I tend to lean towards this point of view, but I’m still not sure. Taking an innocent life is one of those things that really get to me—where I have to think twice, and maybe a third or tenth time, before I take a stance on it. This was one of those times. At first I thought it was a horrible ending and I hated the entire book. One girl I know said she wanted to slam it shut and throw it against the wall. So did I. But then I had to think. And I kept thinking. And I still haven’t stopped.
I’ve already told you the moral of the story. Of my story. Write stories that make you think. I finished this book three weeks ago. I’ve refrained from writing anything on it because I had to think about it so much. The ending was sharp, abrupt, and unexpected. Yet it got me to think.
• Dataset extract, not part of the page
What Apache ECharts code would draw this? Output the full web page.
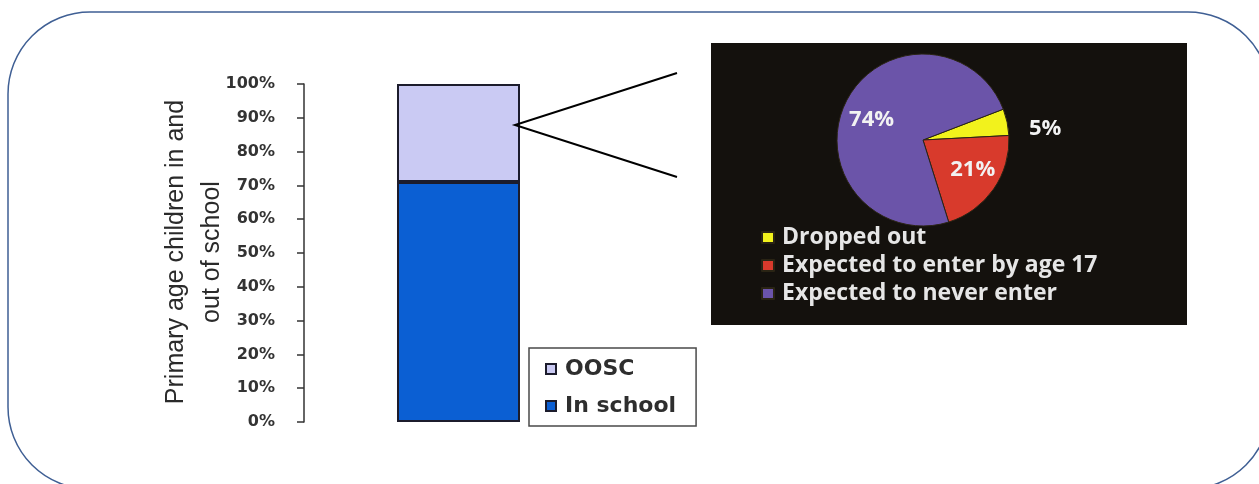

You should want that. Steinbeck was genius. You almost want your readers to be forced to really think about the endings. I could list books with thoughtful endings. I won’t. But they are everywhere. Just read some classics and you’ll find them. I think it’s a major reason a classic becomes a classic: the unexpected, thoughtful endings.
I recommend the book and the movie as well. The abrupt ending in the film is brilliantly done in the movie. And the whole film coincides with the book very well. It awed me even more.
Go write stories that make you think!